Sunday, May 23, 2004

intimate strangers

I keep looking for a single story that will distill this weekend's reunion into a cogent thought, and I can't come up with one. There wasn't really any singularly representative moment or anything profound like that, and even the usual cop-out route I take with this stuff -- jamming sixty million snippets of description into one sentence and not explaining any of them -- isn't going to work. Summary: I had a really wonderful time. Chalk another victory up to low expectations, seriously -- it was a hundred times better than I imagined.

And it's not like things were perfect in my life when I lived there, and it's not like they were perfect when I went back this weekend. I'm not whitewashing. But something about being at Wesleyan... it was fun and funny to see the random acquaintences, but my college friends, including and almost especially the ones I don't keep in great touch with and don't really need to, make me feel more like myself than I usually do. They open me somehow. I feel grounded. Safe and whole.

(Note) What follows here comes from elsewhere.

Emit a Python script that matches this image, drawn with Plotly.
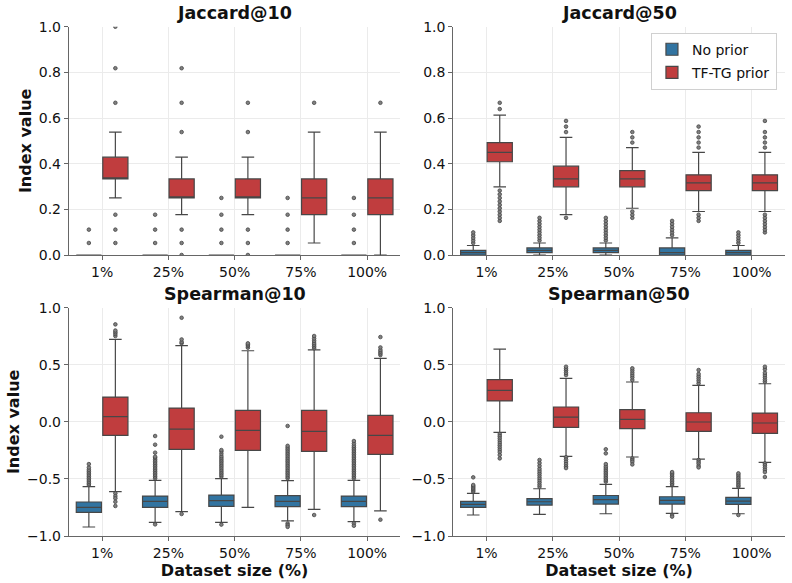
import plotly.graph_objects as go

CATEGORIES = ["1%", "25%", "50%", "75%", "100%"]
GROUPS = ["No prior", "TF-TG prior"]
COLORS = ["#3274a1", "#c03d3e"]

# ---------------- Jaccard@10 ----------------
J10_NO_Q1 = [0, 0, 0, 0, 0]
J10_NO_MED = [0, 0, 0, 0, 0]
J10_NO_Q3 = [0, 0, 0, 0, 0]
J10_NO_LO = [0, 0, 0, 0, 0]
J10_NO_HI = [0, 0, 0, 0, 0]
J10_NO_OUT = [
    [0.0526, 0.1111],
    [0.0526, 0.1111, 0.1765],
    [0.0526, 0.1111, 0.1765, 0.25],
    [0.0526, 0.1111, 0.1765, 0.25],
    [0.0526, 0.1111, 0.1765, 0.25],
]
J10_TF_Q1 = [0.3333, 0.25, 0.25, 0.1765, 0.1765]
J10_TF_MED = [0.3333, 0.25, 0.25, 0.25, 0.25]
J10_TF_Q3 = [0.4286, 0.3333, 0.3333, 0.3333, 0.3333]
J10_TF_LO = [0.25, 0.1765, 0.1765, 0.0526, 0.0]
J10_TF_HI = [0.5385, 0.4286, 0.4286, 0.5385, 0.5385]
J10_TF_OUT = [
    [0.0526, 0.1111, 0.1765, 0.6667, 0.8182, 1.0],
    [0.0, 0.0526, 0.1111, 0.5385, 0.6667, 0.8182],
    [0.0, 0.0526, 0.1111, 0.5385, 0.6667],
    [0.6667],
    [0.6667],
]

# ---------------- Jaccard@50 ----------------
J50_NO_Q1 = [0, 0.0101, 0.0101, 0, 0]
J50_NO_MED = [0.0101, 0.0204, 0.0204, 0.0101, 0.0101]
J50_NO_Q3 = [0.0204, 0.0309, 0.0309, 0.0309, 0.0204]
J50_NO_LO = [0, 0, 0, 0, 0]
J50_NO_HI = [0.0417, 0.0526, 0.0526, 0.0753, 0.0417]
J50_NO_OUT = [
    [0.0526, 0.0638, 0.0753, 0.087, 0.0989],
    [0.0638, 0.0753, 0.087, 0.0989, 0.1111, 0.1236, 0.1364, 0.1494, 0.1628],
    [0.0638, 0.0753, 0.087, 0.0989, 0.1111, 0.1236, 0.1364, 0.1494, 0.1628],
    [0.087, 0.0989, 0.1111, 0.1236, 0.1364, 0.1494],
    [0.0526, 0.0638, 0.0753, 0.087, 0.0989],
]
J50_TF_Q1 = [0.4085, 0.2987, 0.2987, 0.2821, 0.2821]
J50_TF_MED = [0.4493, 0.3333, 0.3333, 0.3158, 0.3158]
J50_TF_Q3 = [0.4925, 0.3889, 0.3699, 0.3514, 0.3514]
J50_TF_LO = [0.2987, 0.1765, 0.2048, 0.1905, 0.1905]
J50_TF_HI = [0.6129, 0.5152, 0.4706, 0.4493, 0.4493]
J50_TF_OUT = [
    [0.1494, 0.1628, 0.1765, 0.1905, 0.2048, 0.2195, 0.2346, 0.25, 0.2658, 0.2821, 0.6393, 0.6667],
    [0.1628, 0.5385, 0.5625, 0.5873],
    [0.1628, 0.1765, 0.1905, 0.4925, 0.5152, 0.5385],
    [0.1494, 0.1628, 0.1765, 0.4706, 0.4925, 0.5152, 0.5385, 0.5625],
    [0.0989, 0.1111, 0.1236, 0.1364, 0.1494, 0.1628, 0.1765, 0.4706, 0.4925, 0.5152, 0.5385, 0.5873],
]

# ---------------- Spearman@10 ----------------
S10_NO_Q1 = [-0.793, -0.749, -0.740, -0.743, -0.743]
S10_NO_MED = [-0.749, -0.696, -0.690, -0.696, -0.696]
S10_NO_Q3 = [-0.702, -0.650, -0.641, -0.647, -0.650]
S10_NO_LO = [-0.921, -0.880, -0.880, -0.868, -0.874]
S10_NO_HI = [-0.568, -0.512, -0.498, -0.515, -0.512]
S10_NO_OUT = [
    [-0.553, -0.54, -0.525, -0.51, -0.495, -0.48, -0.465, -0.45, -0.435, -0.42, -0.40, -0.37],
    [-0.495, -0.48, -0.465, -0.45, -0.435, -0.42, -0.405, -0.39, -0.375, -0.36, -0.345,
     -0.33, -0.315, -0.305, -0.27, -0.20, -0.124, -0.898],
    [-0.48, -0.465, -0.45, -0.435, -0.42, -0.405, -0.39, -0.375, -0.36, -0.345, -0.33,
     -0.315, -0.30, -0.28, -0.26, -0.247, -0.13, -0.90],
    [-0.495, -0.48, -0.465, -0.45, -0.435, -0.42, -0.405, -0.39, -0.375, -0.36, -0.345,
     -0.33, -0.315, -0.30, -0.285, -0.27, -0.255, -0.24, -0.225, -0.21, -0.036,
     -0.89, -0.905, -0.92],
    [-0.495, -0.48, -0.465, -0.45, -0.435, -0.42, -0.405, -0.39, -0.375, -0.36, -0.345,
     -0.33, -0.315, -0.30, -0.285, -0.27, -0.255, -0.24, -0.225, -0.21, -0.19, -0.168,
     -0.89, -0.91],
]
S10_TF_Q1 = [-0.118, -0.241, -0.250, -0.258, -0.285]
S10_TF_MED = [0.045, -0.063, -0.075, -0.083, -0.118]
S10_TF_Q3 = [0.217, 0.121, 0.100, 0.100, 0.057]
S10_TF_LO = [-0.612, -0.787, -0.750, -0.767, -0.779]
S10_TF_HI = [0.723, 0.667, 0.623, 0.630, 0.556]
S10_TF_OUT = [
    [0.752, 0.77, 0.785, 0.80, 0.854, -0.626, -0.65, -0.67, -0.70, -0.737],
    [0.688, 0.70, 0.722, 0.912, -0.807],
    [0.65, 0.665, 0.677, 0.688],
    [0.645, 0.66, 0.675, 0.69, 0.71, 0.73, 0.752, -0.816],
    [0.585, 0.60, 0.615, 0.63, 0.652, 0.743, -0.857],
]

# ---------------- Spearman@50 ----------------
S50_NO_Q1 = [-0.749, -0.729, -0.720, -0.720, -0.723]
S50_NO_MED = [-0.723, -0.700, -0.682, -0.688, -0.694]
S50_NO_Q3 = [-0.697, -0.673, -0.645, -0.656, -0.662]
S50_NO_LO = [-0.816, -0.810, -0.805, -0.802, -0.805]
S50_NO_HI = [-0.627, -0.586, -0.548, -0.568, -0.583]
S50_NO_OUT = [
    [-0.612, -0.60, -0.588, -0.576, -0.564, -0.553, -0.486],
    [-0.568, -0.55, -0.53, -0.51, -0.49, -0.47, -0.45, -0.43, -0.41, -0.385, -0.36, -0.334],
    [-0.524, -0.51, -0.495, -0.48, -0.465, -0.45, -0.435, -0.42, -0.405, -0.39, -0.37,
     -0.276, -0.24],
    [-0.553, -0.54, -0.525, -0.51, -0.495, -0.48, -0.465, -0.452, -0.44, -0.816, -0.83],
    [-0.568, -0.555, -0.54, -0.525, -0.51, -0.495, -0.48, -0.465, -0.451, -0.816],
]
S50_TF_Q1 = [0.183, -0.048, -0.060, -0.083, -0.100]
S50_TF_MED = [0.276, 0.042, 0.022, -0.001, -0.010]
S50_TF_Q3 = [0.370, 0.130, 0.107, 0.080, 0.077]
S50_TF_LO = [-0.092, -0.302, -0.308, -0.326, -0.355]
S50_TF_HI = [0.638, 0.381, 0.349, 0.320, 0.334]
S50_TF_OUT = [
    [-0.107, -0.125, -0.145, -0.165, -0.185, -0.205, -0.225, -0.245, -0.265, -0.29, -0.32],
    [0.41, 0.43, 0.45, 0.465, 0.483, -0.31, -0.33, -0.35, -0.37, -0.39, -0.405],
    [0.367, 0.39, 0.41, 0.43, 0.45, 0.469, -0.32, -0.335, -0.35, -0.373],
    [0.337, 0.36, 0.38, 0.40, 0.42, 0.454, -0.334, -0.35, -0.365, -0.385, -0.399],
    [0.352, 0.37, 0.39, 0.41, 0.43, 0.46, 0.483, -0.364, -0.38, -0.40, -0.42, -0.44, -0.483],
]

TITLES = ["Jaccard@10", "Jaccard@50", "Spearman@10", "Spearman@50"]

PANELS = [
    [(J10_NO_Q1, J10_NO_MED, J10_NO_Q3, J10_NO_LO, J10_NO_HI, J10_NO_OUT),
     (J10_TF_Q1, J10_TF_MED, J10_TF_Q3, J10_TF_LO, J10_TF_HI, J10_TF_OUT)],
    [(J50_NO_Q1, J50_NO_MED, J50_NO_Q3, J50_NO_LO, J50_NO_HI, J50_NO_OUT),
     (J50_TF_Q1, J50_TF_MED, J50_TF_Q3, J50_TF_LO, J50_TF_HI, J50_TF_OUT)],
    [(S10_NO_Q1, S10_NO_MED, S10_NO_Q3, S10_NO_LO, S10_NO_HI, S10_NO_OUT),
     (S10_TF_Q1, S10_TF_MED, S10_TF_Q3, S10_TF_LO, S10_TF_HI, S10_TF_OUT)],
    [(S50_NO_Q1, S50_NO_MED, S50_NO_Q3, S50_NO_LO, S50_NO_HI, S50_NO_OUT),
     (S50_TF_Q1, S50_TF_MED, S50_TF_Q3, S50_TF_LO, S50_TF_HI, S50_TF_OUT)],
]

FONT = "DejaVu Sans"
LINE = "#474747"
OFFSETS = [-0.2, 0.2]
BOX_W = 0.38

X_DOMAINS = [[0.0871, 0.5054], [0.5724, 0.9909]]
Y_DOMAINS = [[0.5626, 0.9542], [0.0806, 0.4722]]

fig = go.Figure()

for p, groups in enumerate(PANELS):
    ax = "" if p == 0 else str(p + 1)
    for g, (q1, med, q3, lo, hi, outs) in enumerate(groups):
        xs = [i + OFFSETS[g] for i in range(len(CATEGORIES))]
        fig.add_trace(go.Box(
            x=xs, q1=q1, median=med, q3=q3, lowerfence=lo, upperfence=hi,
            name=GROUPS[g], legendgroup=GROUPS[g], showlegend=(p == 0),
            fillcolor=COLORS[g], line=dict(color=LINE, width=1.2),
            width=BOX_W, whiskerwidth=0.5, boxpoints=False,
            xaxis="x" + ax, yaxis="y" + ax, hoverinfo="skip",
        ))
        ox, oy = [], []
        for i, vals in enumerate(outs):
            for v in vals:
                ox.append(i + OFFSETS[g])
                oy.append(v)
        fig.add_trace(go.Scatter(
            x=ox, y=oy, mode="markers", showlegend=False,
            marker=dict(symbol="circle", size=3.6, color="#808080",
                        line=dict(color="#444444", width=0.8)),
            xaxis="x" + ax, yaxis="y" + ax, hoverinfo="skip",
        ))

layout = dict(
    width=792, height=583,
    margin=dict(l=0, r=0, t=0, b=0, autoexpand=False),
    paper_bgcolor="white", plot_bgcolor="white",
    font=dict(family=FONT, size=14, color="#111"),
    boxmode="overlay",
    legend=dict(x=0.981, y=0.944, xanchor="right", yanchor="top",
                bgcolor="white", bordercolor="#d0d0d0", borderwidth=1,
                font=dict(size=14), tracegroupgap=2, itemwidth=30),
    annotations=[],
)

for p in range(4):
    ax = "" if p == 0 else str(p + 1)
    row, col = divmod(p, 2)
    is_jac = row == 0
    xa = dict(
        domain=X_DOMAINS[col], anchor="y" + ax, range=[-0.5, 4.5],
        tickmode="array", tickvals=list(range(len(CATEGORIES))), ticktext=CATEGORIES,
        showline=True, linecolor="#666", linewidth=1.3,
        ticks="outside", ticklen=4, tickcolor="#666",
        showgrid=True, gridcolor="#ebebeb", gridwidth=1, zeroline=False,
        tickfont=dict(size=14, family=FONT), automargin=False,
    )
    if row == 1:
        xa["title"] = dict(text="<b>Dataset size (%)</b>", font=dict(size=16, family=FONT), standoff=3)
    ya = dict(
        domain=Y_DOMAINS[row], anchor="x" + ax,
        range=[0, 1] if is_jac else [-1, 1],
        tickmode="array",
        tickvals=[0, 0.2, 0.4, 0.6, 0.8, 1.0] if is_jac else [-1, -0.5, 0, 0.5, 1],
        tickformat=".1f",
        showline=True, linecolor="#666", linewidth=1.3,
        ticks="outside", ticklen=4, tickcolor="#666",
        showgrid=True, gridcolor="#ebebeb", gridwidth=1, zeroline=False,
        tickfont=dict(size=14, family=FONT), automargin=False,
    )
    if col == 0:
        ya["title"] = dict(text="<b>Index value</b>", font=dict(size=16, family=FONT), standoff=3)
    layout["xaxis" + ax] = xa
    layout["yaxis" + ax] = ya
    layout["annotations"].append(dict(
        text="<b>" + TITLES[p] + "</b>", xref="paper", yref="paper",
        x=sum(X_DOMAINS[col]) / 2, y=Y_DOMAINS[row][1],
        xanchor="center", yanchor="bottom", yshift=2, showarrow=False,
        font=dict(size=17.5, family=FONT, color="#111"),
    ))

fig.update_layout(**layout)
fig.write_html("out.html")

You know what was the craziest part? The way everything smelled. UNBELIEVABLE. I know smell is supposed to be that kind of sense, that puts you right back where you were, but oh my god. The cafeteria, the hallway of my freshman year dorm, the mailroom, the courtyard in front of the COL building, the trees behind the hill in the center of campus. Incredible.

I'm totally blathering now. I didn't get eight hours of sleep if you add Friday and Saturday nights together. I'm going to watch crazy mobsters kill each other and then I'm going to bed. I wonder if some day a long time from now I'll walk into this house and it'll smell the same and I'll feel this way.